• **Task goal**
Retype nothing but the lines from the start of the material up to and including the line with "const CRIMSON = '#D42049';". Pictures don't belong in the copy.

■ ■ ■ ■

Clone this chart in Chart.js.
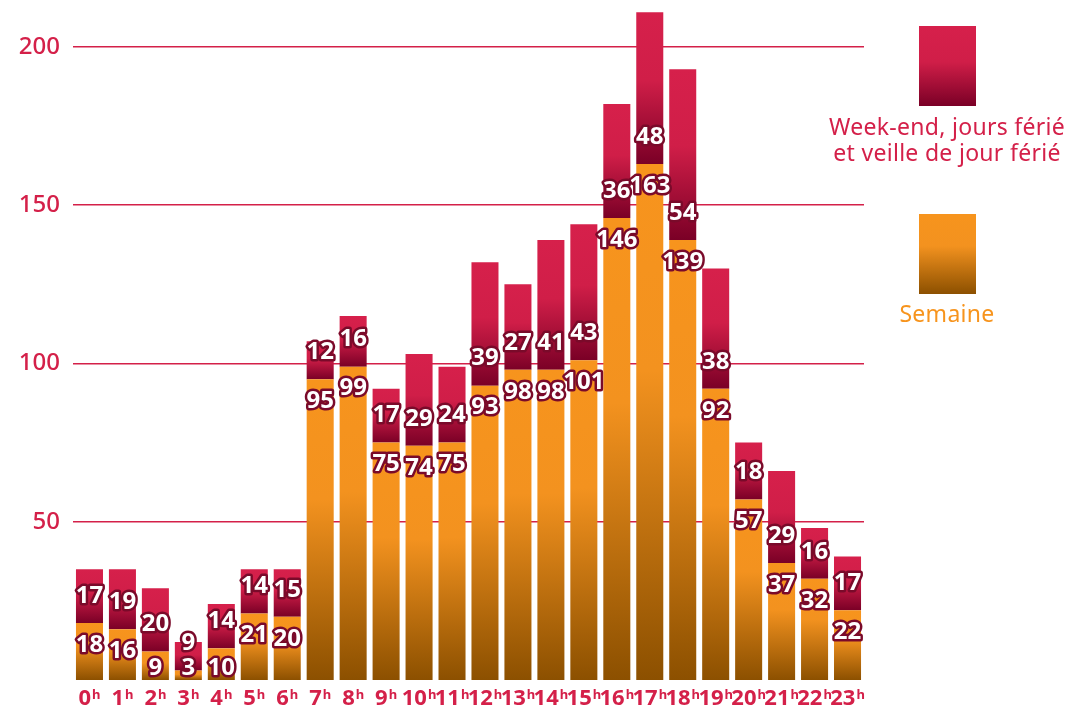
<!DOCTYPE html>
<html>
<head>
<meta charset="utf-8">
<script src="https://cdn.jsdelivr.net/npm/chart.js@4"></script>
<style>
  body { margin: 0; background: #fff; font-family: "Noto Sans", sans-serif; }
  #wrap { position: relative; width: 1073px; height: 707px; }
  .leg-box { position: absolute; left: 919px; width: 57px; height: 80px; }
  .leg-txt { position: absolute; left: 790px; width: 314px; text-align: center; font-size: 23px; line-height: 26px; letter-spacing: 0.3px; }
</style>
</head>
<body>
<div id="wrap">
  <canvas id="c" width="1073" height="707"></canvas>
  <div class="leg-box" style="top:26px;background:linear-gradient(#D6204B 0%,#D01E48 45%,#7A0026 100%)"></div>
  <div class="leg-txt" style="top:113px;color:#D42049">Week-end, jours férié<br>et veille de jour férié</div>
  <div class="leg-box" style="top:214px;background:linear-gradient(#F7941D 0%,#F3921F 40%,#8C5000 100%)"></div>
  <div class="leg-txt" style="top:300px;color:#F7941D">Semaine</div>
</div>
<script>
const hours = ['0','1','2','3','4','5','6','7','8','9','10','11','12','13','14','15','16','17','18','19','20','21','22','23'];
const semaine = [18,16,9,3,10,21,20,95,99,75,74,75,93,98,98,101,146,163,139,92,57,37,32,22];
const weekend = [17,19,20,9,14,14,15,12,16,17,29,24,39,27,41,43,36,48,54,38,18,29,16,17];
const yTicks = [50,100,150,200];

const CRIMSON = '#D42049';

// gradient for each segment, top to bottom
function segGradient(stops){
  return ctx => {
    const chart = ctx.chart;
    if (!chart.chartArea || ctx.type !== 'data') return stops[0][1];
    const y = chart.scales.y;
    const i = ctx.dataIndex;
    let lo = 0, hi = semaine[i];
    if (ctx.datasetIndex === 1){ lo = semaine[i]; hi = semaine[i] + weekend[i]; }
    const top = y.getPixelForValue(hi), bot = y.getPixelForValue(lo);
    const g = chart.ctx.createLinearGradient(0, top, 0, bot);
    stops.forEach(s => g.addColorStop(s[0], s[1]));
    return g;
  };
}

const valueLabels = {
  id: 'valueLabels',
  afterDatasetsDraw(chart){
    const c = chart.ctx;
    c.save();
    c.font = 'bold 24px "Noto Sans"';
    c.textAlign = 'center';
    c.textBaseline = 'middle';
    c.lineJoin = 'round';
    c.lineWidth = 5;
    c.strokeStyle = '#7A0A2A';
    c.fillStyle = '#fff';
    chart.data.datasets.forEach((ds, di) => {
      chart.getDatasetMeta(di).data.forEach((el, i) => {
        let y;
        if (di === 0) y = Math.min(el.y + 22, chart.chartArea.bottom - 12);
        else y = el.base - 27;
        const t = String(ds.data[i]);
        c.strokeText(t, el.x, y);
        c.fillText(t, el.x, y);
      });
    });
    c.restore();
  }
};

const hourLabels = {
  id: 'hourLabels',
  afterDraw(chart){
    const c = chart.ctx, xs = chart.scales.x;
    c.save();
    c.fillStyle = CRIMSON;
    c.textBaseline = 'alphabetic';
    c.textAlign = 'left';
    hours.forEach((h, i) => {
      const x = xs.getPixelForValue(i);
      c.font = 'bold 22px "Noto Sans"';
      const w1 = c.measureText(h).width;
      c.font = 'bold 13px "Noto Sans"';
      const w2 = c.measureText('h').width;
      const x0 = x - (w1 + w2 + 1) / 2;
      c.font = 'bold 22px "Noto Sans"';
      c.fillText(h, x0, 705);
      c.font = 'bold 13px "Noto Sans"';
      c.fillText('h', x0 + w1 + 1, 699);
    });
    c.restore();
  }
};

new Chart(document.getElementById('c'), {
  type: 'bar',
  data: {
    labels: hours.map(h => h + 'h'),
    datasets: [
      { label: 'Semaine', data: semaine,
        backgroundColor: segGradient([[0,'#F7941D'],[0.4,'#F3921F'],[1,'#8C5000']]) },
      { label: 'Week-end, jours férié et veille de jour férié', data: weekend,
        backgroundColor: segGradient([[0,'#D6204B'],[0.45,'#D01E48'],[1,'#7A0026']]) }
    ]
  },
  options: {
    responsive: false,
    animation: false,
    layout: { padding: { top: 9, right: 209, bottom: 27, left: 0 } },
    datasets: { bar: { categoryPercentage: 1, barPercentage: 0.82 } },
    plugins: { legend: { display: false }, tooltip: { enabled: false } },
    scales: {
      x: {
        stacked: true,
        afterFit(s){ s.height = 0; s.paddingLeft = 0; s.paddingRight = 0; },
        grid: { display: false },
        border: { display: false },
        ticks: { display: false }
      },
      y: {
        stacked: true,
        min: 0, max: 212,
        afterFit(s){ s.width = 73; s.paddingTop = 0; s.paddingBottom = 0; },
        afterBuildTicks(s){ s.ticks = yTicks.map(v => ({ value: v })); },
        grid: { color: CRIMSON, lineWidth: 1.5, drawTicks: false },
        border: { display: false },
        ticks: { color: CRIMSON, padding: 13, font: { family: 'Noto Sans', size: 24, weight: '500' } }
      }
    }
  },
  plugins: [valueLabels, hourLabels]
});
</script>
</body>
</html>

■ ■ ■ ■

• **The response**
Clone this chart in Chart.js.
<!DOCTYPE html>
<html>
<head>
<meta charset="utf-8">
<script src="https://cdn.jsdelivr.net/npm/chart.js@4"></script>
<style>
  body { margin: 0; background: #fff; font-family: "Noto Sans", sans-serif; }
  #wrap { position: relative; width: 1073px; height: 707px; }
  .leg-box { position: absolute; left: 919px; width: 57px; height: 80px; }
  .leg-txt { position: absolute; left: 790px; width: 314px; text-align: center; font-size: 23px; line-height: 26px; letter-spacing: 0.3px; }
</style>
</head>
<body>
<div id="wrap">
  <canvas id="c" width="1073" height="707"></canvas>
  <div class="leg-box" style="top:26px;background:linear-gradient(#D6204B 0%,#D01E48 45%,#7A0026 100%)"></div>
  <div class="leg-txt" style="top:113px;color:#D42049">Week-end, jours férié<br>et veille de jour férié</div>
  <div class="leg-box" style="top:214px;background:linear-gradient(#F7941D 0%,#F3921F 40%,#8C5000 100%)"></div>
  <div class="leg-txt" style="top:300px;color:#F7941D">Semaine</div>
</div>
<script>
const hours = ['0','1','2','3','4','5','6','7','8','9','10','11','12','13','14','15','16','17','18','19','20','21','22','23'];
const semaine = [18,16,9,3,10,21,20,95,99,75,74,75,93,98,98,101,146,163,139,92,57,37,32,22];
const weekend = [17,19,20,9,14,14,15,12,16,17,29,24,39,27,41,43,36,48,54,38,18,29,16,17];
const yTicks = [50,100,150,200];

const CRIMSON = '#D42049';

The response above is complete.